In June, presidential hopeful Bobby Kennedy was gunned down while campaigning in Los Angeles, ultimately paving the way for Richard Nixon’s presidency. (Some, including Kennedy’s son Robert F. Kennedy Jr., don’t believe convicted shooter Sirhan Sirhan did it.)

It’s impossible to predict what could have happened if Martin Luther King Jr. and Bobby Kennedy hadn’t been assassinated, but together, these events shook the country. Many have speculated about what it would have been like if Kennedy had become president instead of Nixon. A corrupt “law & order” politician known for the Watergate scandal and launching the war on drugs, Nixon ran a campaign, and then a White House, that an adviser later said was designed to criminalize black people and the antiwar movement.

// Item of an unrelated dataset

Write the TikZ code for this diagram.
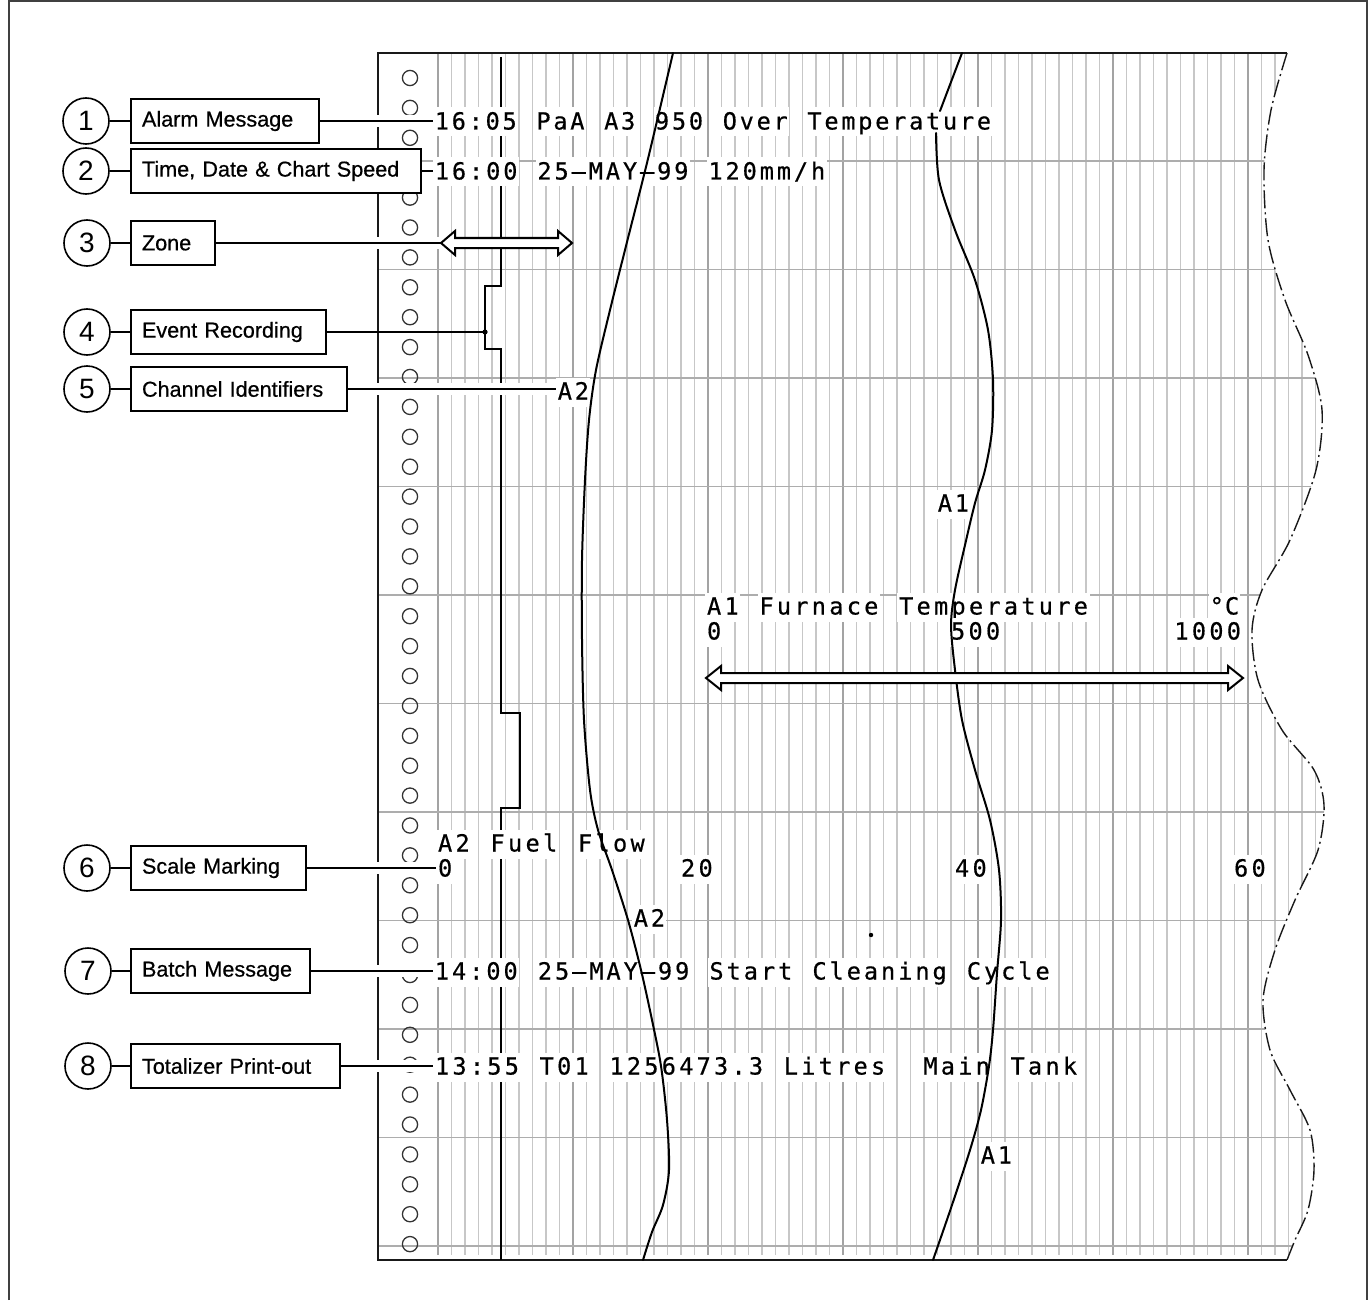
\documentclass[tikz,border=0pt]{standalone}
\usepackage{fontspec}
\newfontfamily\boxfont[FakeBold=0.6]{Liberation Sans}
\newfontfamily\numfont{Liberation Sans}
\newfontfamily\chartfont[FakeBold=0.5]{DejaVu Sans Mono}
\makeatletter
\newlength\cpitch \setlength\cpitch{8.5pt}
\def\ct@tilde{~}
\newcommand\ctext[1]{\@tfor\ct@c:=#1\do{\ct@one}}
\def\ct@one{\ifx\ct@c\ct@tilde\hbox to\cpitch{}\else\hbox to\cpitch{\rlap{\color{white}\vrule height 11pt depth 3.5pt width\cpitch}\hss\ct@c\hss}\fi}
\makeatother
\begin{document}
\begin{tikzpicture}[x=0.5pt,y=-0.5pt,
  frame/.style={draw=black!75, line width=0.75pt},
  minorgrid/.style={draw=black!22, line width=0.6pt},
  majorgrid/.style={draw=black!36, line width=0.7pt},
  hgrid/.style={draw=black!32, line width=0.7pt},
  hole/.style={draw=black!80, line width=0.65pt},
  paper/.style={draw=black!90, line width=1pt},
  wave/.style={draw=black!90, line width=0.7pt, dash pattern=on 9pt off 2pt on 1pt off 2pt},
  evline/.style={draw=black, line width=1pt},
  trace/.style={draw=black, line width=1pt, line cap=round},
  conn/.style={draw=black, line width=0.8pt, preaction={draw=white, line width=6pt}},
  link/.style={draw=black, line width=0.8pt},
  num/.style={circle, draw=black, line width=0.8pt, fill=white, minimum size=23pt, inner sep=0pt, font=\numfont\fontsize{14pt}{14pt}\selectfont},
  lbox/.style={draw=black, line width=1pt, fill=white, anchor=west, minimum height=22pt, inner xsep=5.5pt, inner ysep=0pt, align=left, font=\boxfont\fontsize{10.8pt}{12pt}\selectfont},
  ctxt/.style={anchor=base west, inner sep=0pt, font=\chartfont\fontsize{11.8pt}{12pt}\selectfont},
  ctxte/.style={ctxt, anchor=base east},
  dblarrow/.style={draw=black, line width=1pt, fill=white, line join=miter}
]
\useasboundingbox (0,0) rectangle (1369,1300);
% outer frame
\draw[frame] (9,1300) -- (9,1) -- (1367,1) -- (1367,1300);

% chart paper grid (clipped to the torn paper)
\begin{scope}
\clip (378,53) -- plot[smooth] coordinates {(1287,53) (1271,110) (1264,170) (1268,240) (1285,300) (1308,355) (1322,410) (1316,470) (1290,540) (1262,590) (1252,630) (1258,680) (1282,730) (1314,770) (1324,805) (1318,850) (1295,900) (1275,950) (1263,1000) (1270,1050) (1290,1090) (1310,1130) (1314,1170) (1308,1210) (1295,1240) (1287,1260)} -- (378,1260) -- cycle;
\foreach \k in {0,...,67} {\draw[minorgrid] ({438+13.5*\k},53) -- ({438+13.5*\k},1255);}
\foreach \k in {0,...,6} {\draw[majorgrid] ({438+135*\k},53) -- ({438+135*\k},1255);}
\foreach \k in {0,...,10} {\draw[hgrid] (378,{161+108.5*\k}) -- (1340,{161+108.5*\k});}
\end{scope}
% paper edges
\draw[paper] (1287,53) -- (378,53) -- (378,1260) -- (1287,1260);
\draw[wave] plot[smooth] coordinates {(1287,53) (1271,110) (1264,170) (1268,240) (1285,300) (1308,355) (1322,410) (1316,470) (1290,540) (1262,590) (1252,630) (1258,680) (1282,730) (1314,770) (1324,805) (1318,850) (1295,900) (1275,950) (1263,1000) (1270,1050) (1290,1090) (1310,1130) (1314,1170) (1308,1210) (1295,1240) (1287,1260)};

% sprocket holes
\foreach \k in {0,...,39} {\draw[hole] (410,{78+29.9*\k}) circle[radius=3.8pt];}

% callout numbers and boxes
\node[num] (c1) at (86,121) {1};
\node[lbox, text width=83pt] (b1) at (130,121) {Alarm Message};
\node[num] (c2) at (86,171) {2};
\node[lbox, text width=134pt] (b2) at (130,171) {Time, Date \& Chart Speed};
\node[num] (c3) at (87,243) {3};
\node[lbox, text width=31pt] (b3) at (130,243) {Zone};
\node[num] (c4) at (87,332) {4};
\node[lbox, text width=86.5pt] (b4) at (130,332) {Event Recording};
\node[num] (c5) at (87,389) {5};
\node[lbox, text width=97pt] (b5) at (130,389) {Channel Identifiers};
\node[num] (c6) at (87,868) {6};
\node[lbox, text width=76.5pt] (b6) at (130,868) {Scale Marking};
\node[num] (c7) at (88,971) {7};
\node[lbox, text width=78.5pt] (b7) at (130,971) {Batch Message};
\node[num] (c8) at (88,1066) {8};
\node[lbox, text width=93.5pt] (b8) at (130,1066) {Totalizer Print-out};
\foreach \i in {1,...,8} {\draw[link] (c\i) -- (b\i);}

% connector end points
\coordinate (p1) at (433,121);
\coordinate (p2) at (433,171);
\coordinate (p3) at (441,243);
\coordinate (p4) at (485,332);
\coordinate (p6) at (436,868);
\coordinate (p7) at (433,971);
\coordinate (p8) at (433,1066);

% connectors with white halo
\draw[conn] (b1.east) -- (p1);
\draw[conn] (b2.east) -- (p2);
\draw[conn] (b3.east) -- (p3);
\draw[conn] (b6.east) -- (p6);
\draw[conn] (b7.east) -- (p7);
\draw[conn] (b8.east) -- (p8);

% event recording trace
\draw[evline] (501,57) -- (501,286) -- (485,286) -- (485,349) -- (501,349) -- (501,713) -- (520,713) -- (520,808) -- (501,808) -- (501,1260);
\draw[link] (b4.east) -- (p4);
\fill (p4) circle[radius=1.3pt];

% chart texts
\node[ctxt] (t1) at (433,129.5) {\setlength\cpitch{8.47pt}\ctext{16:05~PaA~A3~950~Over~Temperature}};
\node[ctxt] (t2) at (433,179.5) {\setlength\cpitch{8.55pt}\ctext{16:00~25–MAY–99~120mm/h}};
\node[ctxt] (t7) at (433,979.5) {\setlength\cpitch{8.58pt}\ctext{14:00~25–MAY–99~Start~Cleaning~Cycle}};
\node[ctxt] (t8) at (433,1074.5) {\setlength\cpitch{8.72pt}\ctext{13:55~T01~1256473.3~Litres~~Main~Tank}};
\node[ctxt] (fa) at (705,614.5) {\setlength\cpitch{8.73pt}\ctext{A1~Furnace~Temperature}};
\node[ctxte] (fu) at (1240,614.5) {\setlength\cpitch{7.6pt}\ctext{°C}};
\node[ctxt] (f0) at (705,639.5) {\setlength\cpitch{8.73pt}\ctext{0}};
\node[ctxt] (f500) at (949,639.5) {\setlength\cpitch{8.73pt}\ctext{500}};
\node[ctxte] (f1000) at (1243,639.5) {\setlength\cpitch{8.73pt}\ctext{1000}};
\node[ctxt] (ga) at (436,851.5) {\setlength\cpitch{8.75pt}\ctext{A2~Fuel~Flow}};
\node[ctxt] (g0) at (436,876.5) {\setlength\cpitch{8.75pt}\ctext{0}};
\node[ctxt] (g20) at (679,876.5) {\setlength\cpitch{8.75pt}\ctext{20}};
\node[ctxt] (g40) at (953,876.5) {\setlength\cpitch{8.75pt}\ctext{40}};
\node[ctxt] (g60) at (1232,876.5) {\setlength\cpitch{8.75pt}\ctext{60}};
\node[ctxt] (la2a) at (556,399.5) {\ctext{A2}};
\node[ctxt] (la1a) at (936,511.5) {\ctext{A1}};
\node[ctxt] (la2b) at (632,926.5) {\ctext{A2}};
\node[ctxt] (la1b) at (979,1163.5) {\ctext{A1}};
\draw[conn] (b5.east) -- (la2a.west |- b5.east);
\fill (871,935) circle[radius=1.1pt];

% pen traces
\draw[trace] plot[smooth] coordinates {(673,53) (657,121) (645,171) (627,242) (610,310) (596,370) (589,420) (585,480) (582,560) (582,640) (584,720) (590,790) (598,830) (612,870) (628,920) (641,970) (652,1020) (661,1066) (667,1120) (669,1170) (663,1205) (652,1232) (643,1260)};
\draw[trace] (962,53) -- (940,111);
\draw[trace] plot[smooth] coordinates {(936,133) (939,180) (955,230) (975,280) (988,330) (993,380) (992,430) (985,470) (975,503) (965,545) (955,590) (951,625) (955,670) (962,720) (975,770) (990,820) (999,870) (1001,920) (997,973) (993,1030) (989,1066) (981,1110) (970,1150) (952,1205) (933,1260)};

% zone and scale span arrows
\draw[dblarrow] (441,243) -- (455,231) -- (455,238) -- (558,238) -- (558,231) -- (572,243) -- (558,255) -- (558,248) -- (455,248) -- (455,255) -- cycle;
\draw[dblarrow] (706,678) -- (721,666) -- (721,673) -- (1228,673) -- (1228,666) -- (1243,678) -- (1228,690) -- (1228,683) -- (721,683) -- (721,690) -- cycle;
\end{tikzpicture}
\end{document}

Kennedy’s “death had a powerful and immediate effect on the American political psyche, intensified by its proximity to King’s,” Maggie Astor wrote in The New York Times last year. “Why, many people asked, should they continue to pursue change peacefully, through the ballot box and nonviolent protest, when two of the biggest evangelists of that approach had been gunned down?”

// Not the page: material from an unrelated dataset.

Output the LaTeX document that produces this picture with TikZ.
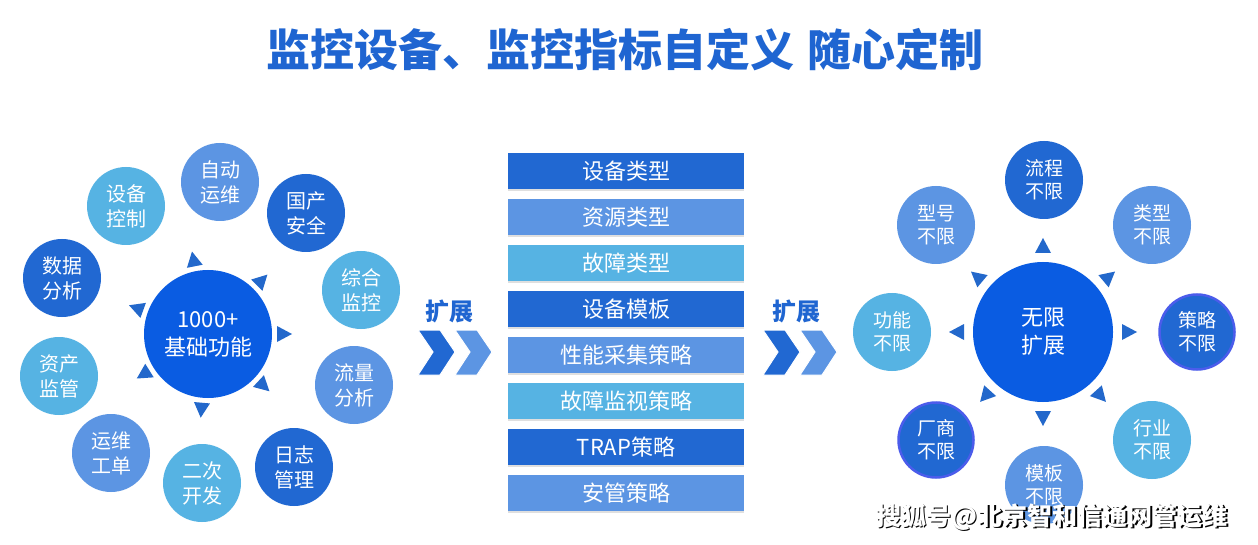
\documentclass[tikz,border=0pt]{standalone}
\usepackage{fontspec}
\setmainfont{Noto Sans CJK SC}
\usetikzlibrary{shadows}
\definecolor{hubblue}{HTML}{0A5CE2}
\definecolor{darkblue}{HTML}{2168D2}
\definecolor{midblue}{HTML}{5C95E3}
\definecolor{lightblue}{HTML}{56B3E3}
\definecolor{ringblue}{HTML}{4B5CEB}
\definecolor{titleblue}{HTML}{1F65D1}
\definecolor{tipblue}{HTML}{2368CB}
\tikzset{
satnode/.style={circle,minimum size=78pt,inner sep=0pt,align=center,text=white,
  font=\fontsize{20}{25}\selectfont},
satdark/.style={satnode,fill=darkblue},
satmid/.style={satnode,fill=midblue},
satlight/.style={satnode,fill=lightblue},
satring/.style={satnode,fill=darkblue,draw=ringblue,line width=2.5pt,minimum size=75pt},
hubnode/.style={circle,fill=hubblue,inner sep=0pt,align=center,text=white,
  font=\fontsize{22}{28}\selectfont},
barnode/.style={rectangle,minimum width=236pt,minimum height=36pt,inner sep=0pt,
  text=white,font=\fontsize{22}{24}\selectfont,
  drop shadow={shadow xshift=0pt,shadow yshift=-2pt,opacity=0.25}},
bardark/.style={barnode,fill=darkblue},
barmid/.style={barnode,fill=midblue},
barlight/.style={barnode,fill=lightblue},
extlabel/.style={text=titleblue,font=\fontsize{24}{24}\selectfont\bfseries},
chevfill/.style={draw=white,line width=1pt},
tipfill/.style={fill=tipblue}
}
\begin{document}
\begin{tikzpicture}[x=1pt,y=-1pt]
\useasboundingbox (0,0) rectangle (1258,545);
\fill[white] (0,0) rectangle (1258,545);
\node[text=titleblue,font=\fontsize{44}{44}\selectfont\bfseries] (title) at (625,50) {监控设备、监控指标自定义\hspace{14pt}随心定制};
% left: basic functions
\node[hubnode,minimum size=128pt] (hubL) at (208,334) {1000+\\基础功能};
\node[satmid] (zdyw) at (220,182) {自动\\运维};
\node[satdark] (gcaq) at (306,213) {国产\\安全};
\node[satlight] (zhjk) at (361,290) {综合\\监控};
\node[satmid] (llfx) at (354,385) {流量\\分析};
\node[satdark] (rzgl) at (294,467) {日志\\管理};
\node[satlight] (ecfz) at (202,483) {二次\\开发};
\node[satmid] (ywgd) at (111,453) {运维\\工单};
\node[satlight] (zcjg) at (59,376) {资产\\监管};
\node[satdark] (sjfx) at (62,278) {数据\\分析};
\node[satlight] (sbkz) at (126,206) {设备\\控制};
\foreach \a in {101,45,0,-43,-95,212,160}
  \fill[tipfill,shift={(hubL.center)},rotate=\a] (69,8) -- (84,0) -- (69,-8) -- cycle;
% first expansion
\node[extlabel] (extL) at (449,311) {扩展};
\foreach \x/\c in {418/darkblue,455/midblue}
  \fill[chevfill,fill=\c] (\x,330) -- (\x+22,330) -- (\x+37,352) -- (\x+22,375) -- (\x,375) -- (\x+15,352) -- cycle;
% middle column
\foreach \i/\s/\t in {0/bardark/设备类型,1/barmid/资源类型,2/barlight/故障类型,3/bardark/设备模板,
  4/barmid/性能采集策略,5/barlight/故障监视策略,6/bardark/TRAP策略,7/barmid/安管策略}
  \node[\s] (bar\i) at (626,{171+46*\i}) {\t};
% second expansion
\node[extlabel] (extR) at (796,311) {扩展};
\foreach \x/\c in {763/darkblue,800/midblue}
  \fill[chevfill,fill=\c] (\x,330) -- (\x+22,330) -- (\x+37,352) -- (\x+22,375) -- (\x,375) -- (\x+15,352) -- cycle;
% right: unlimited
\node[hubnode,minimum size=140pt] (hubR) at (1043,332) {无限\\扩展};
\tikzset{rs/.style={font=\fontsize{19}{23}\selectfont}}
\node[satdark,rs] (lcbx) at (1044,180) {流程\\不限};
\node[satmid,rs] (lxbx) at (1152,225) {类型\\不限};
\node[satring,rs] (clbx) at (1197,332) {策略\\不限};
\node[satlight,rs] (hybx) at (1152,440) {行业\\不限};
\node[satmid,rs] (mbbx) at (1044,485) {模板\\不限};
\node[satring,rs] (csbx) at (936,440) {厂商\\不限};
\node[satlight,rs] (gnbx) at (892,332) {功能\\不限};
\node[satmid,rs] (xhbx) at (936,225) {型号\\不限};
\foreach \a in {90,40,0,-48,-90,-132,180,140}
  \fill[tipfill,shift={(hubR.center)},rotate=\a] (79,8) -- (94,0) -- (79,-8) -- cycle;
% source mark
\node[text=black,font=\fontsize{25}{25}\selectfont\bfseries] (sohushade) at (1053.5,518.5) {搜狐号@北京智和信通网管运维};
\node[text=white,font=\fontsize{25}{25}\selectfont\bfseries] (sohu) at (1052,517) {搜狐号@北京智和信通网管运维};
\end{tikzpicture}
\end{document}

Yet despite all the political violence that was unleashed, people continued to find ways to fight for racial, economic, and social justice. Iconic flashpoints emerged throughout the rest of 1968, from protesters standing their ground during police violence against them at the Democratic National Convention in Chicago, in August, to athletes John Carlos and Tommie Smith raising their fists in a Black Power salute, protesting black poverty and lynchings, during their Olympics medal ceremony in October. That year, Shirley Chisholm became the first black woman ever elected to the U.S. House of Representatives.

In some ways, April 1968 was just a part of the larger picture of American society that year, and a glimpse of what was to come. But in many respects, it signified a turning point in the nation, one marked by increasing violence and polarization, as well as hard-fought progressive victories.